Fifty years ago the Cold War between America and Russia helped fuel the space race that resulted in the historic lunar landing in 1969.
Decades later and a Russian, American and Italian are sitting side by side in a spacecraft as they hurtle through the atmosphere.
The Russian space capsule with three astronauts aboard has lifted off on a fast-track trip to the International Space Station (ISS) on the 50th anniversary of the US moon landing.
The Soyuz craft is carrying Andrew Morgan of the United States on his first spaceflight, Russian Alexander Skvortsov, the Commander on his third mission to the space station, and Italy’s Luca Parmitano, who previously flew in 2013.
The patch on the crew’s spacesuits, to mark this expedition, echoes the one from NASA’s moon mission.
The capsule entered orbit nine minutes after lift-off from Russia’s launch complex in Baikonur, Kazakhstan and will dock with the ISS about six hours later after just four orbits.
The crew will be greeted on the ISS by Russian Alexey Ovechkin and Americans Nick Hague and Christina who have been aboard since March and have laid out the cutlery for their visitors.
Table set for 6 on @Space_Station. All prepped for the second half of the Expedition 60 crew to arrive! Population in space doubles tomorrow. God speed, @AstroDrewMorgan, @astro_luca, and Alexander Skvortsov! pic.twitter.com/h2oB5ZH92i
— Christina H Koch (@Astro_Christina) July 19, 2019
The timing of the trip was reportedly co-incidental but Morgan said the crew was honoured to serve as a symbolic link between the past and present.
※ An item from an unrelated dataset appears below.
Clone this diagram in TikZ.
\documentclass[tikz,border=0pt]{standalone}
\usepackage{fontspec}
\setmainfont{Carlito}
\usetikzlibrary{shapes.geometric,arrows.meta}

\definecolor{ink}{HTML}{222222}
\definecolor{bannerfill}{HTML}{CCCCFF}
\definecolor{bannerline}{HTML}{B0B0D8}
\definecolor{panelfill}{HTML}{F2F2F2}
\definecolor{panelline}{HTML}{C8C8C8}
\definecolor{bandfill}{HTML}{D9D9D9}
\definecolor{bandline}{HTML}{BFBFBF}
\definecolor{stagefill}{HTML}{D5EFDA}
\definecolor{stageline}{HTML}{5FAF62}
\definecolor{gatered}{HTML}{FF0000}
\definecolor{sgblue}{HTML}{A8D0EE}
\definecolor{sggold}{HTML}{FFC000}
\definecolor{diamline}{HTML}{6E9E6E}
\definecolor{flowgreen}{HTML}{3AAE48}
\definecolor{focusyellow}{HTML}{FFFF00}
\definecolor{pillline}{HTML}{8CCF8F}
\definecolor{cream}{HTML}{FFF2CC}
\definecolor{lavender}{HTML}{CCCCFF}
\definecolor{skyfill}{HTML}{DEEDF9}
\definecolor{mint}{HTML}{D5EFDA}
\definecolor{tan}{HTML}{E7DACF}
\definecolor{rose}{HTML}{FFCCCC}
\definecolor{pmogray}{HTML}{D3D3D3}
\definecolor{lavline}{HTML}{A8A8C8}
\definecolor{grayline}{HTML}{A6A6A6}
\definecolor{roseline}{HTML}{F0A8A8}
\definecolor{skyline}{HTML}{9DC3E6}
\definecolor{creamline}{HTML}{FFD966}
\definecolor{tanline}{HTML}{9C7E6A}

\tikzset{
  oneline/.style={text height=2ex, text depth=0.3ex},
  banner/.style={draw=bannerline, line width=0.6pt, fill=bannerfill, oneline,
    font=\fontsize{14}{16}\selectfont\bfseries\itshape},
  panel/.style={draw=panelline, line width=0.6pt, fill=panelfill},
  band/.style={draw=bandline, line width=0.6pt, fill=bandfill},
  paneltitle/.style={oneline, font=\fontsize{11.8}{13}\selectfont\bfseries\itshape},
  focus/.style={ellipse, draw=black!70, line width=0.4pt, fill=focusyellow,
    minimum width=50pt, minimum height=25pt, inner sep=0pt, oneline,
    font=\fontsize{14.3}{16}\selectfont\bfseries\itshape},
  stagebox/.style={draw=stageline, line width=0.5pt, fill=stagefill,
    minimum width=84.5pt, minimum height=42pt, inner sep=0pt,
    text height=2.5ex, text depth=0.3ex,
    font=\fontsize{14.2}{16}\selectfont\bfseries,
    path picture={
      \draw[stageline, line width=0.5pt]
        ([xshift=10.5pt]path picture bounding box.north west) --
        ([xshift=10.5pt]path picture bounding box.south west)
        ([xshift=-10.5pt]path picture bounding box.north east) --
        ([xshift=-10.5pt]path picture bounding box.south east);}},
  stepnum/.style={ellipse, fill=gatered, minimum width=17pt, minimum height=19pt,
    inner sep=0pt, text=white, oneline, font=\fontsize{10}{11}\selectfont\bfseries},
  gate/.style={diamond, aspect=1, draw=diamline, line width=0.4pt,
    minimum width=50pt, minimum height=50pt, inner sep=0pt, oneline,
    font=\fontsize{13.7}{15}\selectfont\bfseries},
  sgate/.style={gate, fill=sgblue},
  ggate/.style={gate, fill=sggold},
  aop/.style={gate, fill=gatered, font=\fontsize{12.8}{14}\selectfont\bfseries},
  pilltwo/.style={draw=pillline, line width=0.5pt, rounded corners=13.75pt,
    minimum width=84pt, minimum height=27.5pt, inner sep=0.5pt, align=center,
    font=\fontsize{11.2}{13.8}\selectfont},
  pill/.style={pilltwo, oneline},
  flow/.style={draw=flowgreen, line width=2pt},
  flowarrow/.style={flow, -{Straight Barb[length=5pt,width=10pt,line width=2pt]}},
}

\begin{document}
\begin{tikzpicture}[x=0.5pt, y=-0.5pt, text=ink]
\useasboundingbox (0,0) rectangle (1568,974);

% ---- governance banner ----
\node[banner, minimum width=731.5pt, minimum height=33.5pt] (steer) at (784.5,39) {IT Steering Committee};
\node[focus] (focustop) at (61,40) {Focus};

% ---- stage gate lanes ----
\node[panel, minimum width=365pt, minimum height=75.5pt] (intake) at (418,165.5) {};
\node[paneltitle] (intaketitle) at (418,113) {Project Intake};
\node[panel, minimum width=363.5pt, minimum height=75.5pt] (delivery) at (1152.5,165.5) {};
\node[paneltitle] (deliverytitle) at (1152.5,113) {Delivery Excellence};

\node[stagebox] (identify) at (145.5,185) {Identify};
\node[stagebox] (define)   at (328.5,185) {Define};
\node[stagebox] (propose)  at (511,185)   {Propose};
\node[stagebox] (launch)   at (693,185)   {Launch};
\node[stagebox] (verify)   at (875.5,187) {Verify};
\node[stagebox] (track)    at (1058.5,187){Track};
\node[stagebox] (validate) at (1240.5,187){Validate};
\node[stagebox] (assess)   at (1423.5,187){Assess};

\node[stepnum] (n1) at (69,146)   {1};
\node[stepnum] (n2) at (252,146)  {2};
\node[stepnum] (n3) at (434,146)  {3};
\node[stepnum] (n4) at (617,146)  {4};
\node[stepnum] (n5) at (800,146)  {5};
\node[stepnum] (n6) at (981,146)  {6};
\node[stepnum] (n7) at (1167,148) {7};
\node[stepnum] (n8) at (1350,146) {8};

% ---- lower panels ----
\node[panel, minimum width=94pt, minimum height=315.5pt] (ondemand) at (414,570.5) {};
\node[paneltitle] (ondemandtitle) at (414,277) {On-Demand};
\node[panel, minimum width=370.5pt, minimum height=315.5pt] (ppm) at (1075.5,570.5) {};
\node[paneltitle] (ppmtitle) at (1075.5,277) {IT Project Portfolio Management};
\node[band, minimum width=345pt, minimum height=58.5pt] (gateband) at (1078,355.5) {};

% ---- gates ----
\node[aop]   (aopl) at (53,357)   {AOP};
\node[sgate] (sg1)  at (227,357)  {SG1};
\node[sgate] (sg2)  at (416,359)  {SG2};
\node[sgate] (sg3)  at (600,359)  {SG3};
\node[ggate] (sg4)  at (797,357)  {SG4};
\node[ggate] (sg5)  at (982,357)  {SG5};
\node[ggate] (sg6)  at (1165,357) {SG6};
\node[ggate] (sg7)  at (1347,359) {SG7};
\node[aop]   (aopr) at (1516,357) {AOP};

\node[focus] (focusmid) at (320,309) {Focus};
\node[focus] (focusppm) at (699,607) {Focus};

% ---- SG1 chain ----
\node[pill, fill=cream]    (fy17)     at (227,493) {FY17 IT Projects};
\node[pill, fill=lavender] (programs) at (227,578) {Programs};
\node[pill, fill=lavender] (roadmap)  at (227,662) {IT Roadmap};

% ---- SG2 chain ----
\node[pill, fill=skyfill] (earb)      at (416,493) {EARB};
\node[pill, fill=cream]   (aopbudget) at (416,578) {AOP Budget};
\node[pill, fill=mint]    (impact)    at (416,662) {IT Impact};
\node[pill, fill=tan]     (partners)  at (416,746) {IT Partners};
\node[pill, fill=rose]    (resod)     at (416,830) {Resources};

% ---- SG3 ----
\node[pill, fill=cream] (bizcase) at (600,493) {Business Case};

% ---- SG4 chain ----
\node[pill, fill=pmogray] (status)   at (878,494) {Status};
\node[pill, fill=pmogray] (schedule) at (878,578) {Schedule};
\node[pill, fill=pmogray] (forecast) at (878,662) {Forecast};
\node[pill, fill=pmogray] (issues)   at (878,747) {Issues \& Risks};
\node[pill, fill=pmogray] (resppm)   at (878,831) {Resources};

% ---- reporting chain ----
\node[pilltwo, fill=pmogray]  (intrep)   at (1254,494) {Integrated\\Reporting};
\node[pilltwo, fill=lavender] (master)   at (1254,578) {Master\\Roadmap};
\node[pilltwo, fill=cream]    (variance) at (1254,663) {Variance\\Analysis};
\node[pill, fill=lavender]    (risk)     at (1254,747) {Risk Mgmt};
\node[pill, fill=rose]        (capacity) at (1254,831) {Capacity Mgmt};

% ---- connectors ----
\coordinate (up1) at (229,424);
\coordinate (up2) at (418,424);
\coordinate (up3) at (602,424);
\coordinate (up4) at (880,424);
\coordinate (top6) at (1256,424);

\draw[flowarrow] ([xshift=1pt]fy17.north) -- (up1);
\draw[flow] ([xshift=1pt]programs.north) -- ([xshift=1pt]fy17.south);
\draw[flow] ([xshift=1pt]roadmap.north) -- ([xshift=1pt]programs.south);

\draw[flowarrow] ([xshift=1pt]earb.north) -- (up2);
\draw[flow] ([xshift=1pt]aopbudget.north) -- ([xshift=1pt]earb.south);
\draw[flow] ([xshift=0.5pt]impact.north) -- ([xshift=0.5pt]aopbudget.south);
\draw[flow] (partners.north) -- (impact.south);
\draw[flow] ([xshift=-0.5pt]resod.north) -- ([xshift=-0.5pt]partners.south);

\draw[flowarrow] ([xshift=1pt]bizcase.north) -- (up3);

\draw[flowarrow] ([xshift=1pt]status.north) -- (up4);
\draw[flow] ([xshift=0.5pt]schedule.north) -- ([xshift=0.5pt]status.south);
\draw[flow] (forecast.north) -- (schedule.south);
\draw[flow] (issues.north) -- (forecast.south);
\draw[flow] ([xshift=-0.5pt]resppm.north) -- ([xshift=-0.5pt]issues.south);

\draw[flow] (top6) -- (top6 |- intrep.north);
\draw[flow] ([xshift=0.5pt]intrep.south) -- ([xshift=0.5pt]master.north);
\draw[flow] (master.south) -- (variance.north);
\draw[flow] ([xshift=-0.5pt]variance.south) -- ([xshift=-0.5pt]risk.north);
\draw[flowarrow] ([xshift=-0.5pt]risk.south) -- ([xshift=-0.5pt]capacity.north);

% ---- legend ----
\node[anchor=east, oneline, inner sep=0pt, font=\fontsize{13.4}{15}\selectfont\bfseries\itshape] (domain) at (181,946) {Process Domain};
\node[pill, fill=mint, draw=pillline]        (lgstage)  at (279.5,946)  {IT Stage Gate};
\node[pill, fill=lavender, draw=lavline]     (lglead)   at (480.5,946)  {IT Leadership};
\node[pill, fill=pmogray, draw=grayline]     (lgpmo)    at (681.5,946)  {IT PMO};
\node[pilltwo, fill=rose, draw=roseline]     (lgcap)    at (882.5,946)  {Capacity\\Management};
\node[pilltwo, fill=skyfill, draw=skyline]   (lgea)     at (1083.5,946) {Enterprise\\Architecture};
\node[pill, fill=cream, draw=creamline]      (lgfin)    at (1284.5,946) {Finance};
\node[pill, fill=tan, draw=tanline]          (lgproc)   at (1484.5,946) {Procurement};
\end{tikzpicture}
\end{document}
“I can’t think of a better way to commemorate the 50th anniversary of the Apollo moon landing than launching on the anniversary with an international crew, especially in light of NASA’s reaffirmation that we intend to land a crew on the surface of the moon in 2024,” Morgan said.
The Russian, Skvortsov, said he hoped space exploration would continue a forward momentum.
“The moon mission and the moon landing, the first steps of a human being on the surface of the moon, are so important,” Skvortsov said before the launch.
“They are in the memory and in the hearts of every person on Earth. Such significant events demonstrate how important it is to go forward. I hope we keep going forward.”
The Trump administration has vowed to get astronauts back on the moon by 2024, four years earlier than previously planned, and then on to Mars in the 2030s.
Mr Trump was briefed on his administration’s plans when he met with the original Apollo 11 astronauts Buzz Aldrin and Michael Collins on the 50th anniversary.
“We’re bringing the glamour back” to the space program, Mr Trump said.
Meanwhile across the US, thousands of people are celebrating the moon landing milestone, from visiting the space centre to eating moon pies.
At NASA’s Kennedy Space Center in Florida, Aldrin showed Vice President Mike Pence the launch pad where he flew to the moon in 1969.
And in Armstrong’s hometown of Wapakoneta, Ohio, nearly 2000 runners competed in “Run to the Moon” races.
“We’re celebrating the 50th anniversary of perhaps the most historic event in my lifetime, maybe in anybody’s lifetime, the landing on the moon,” said 10K runner Robert Rocco, 54, of Centerville, Ohio.
“The ’60s were very turbulent. But that one bright wonderful moment was the space program.”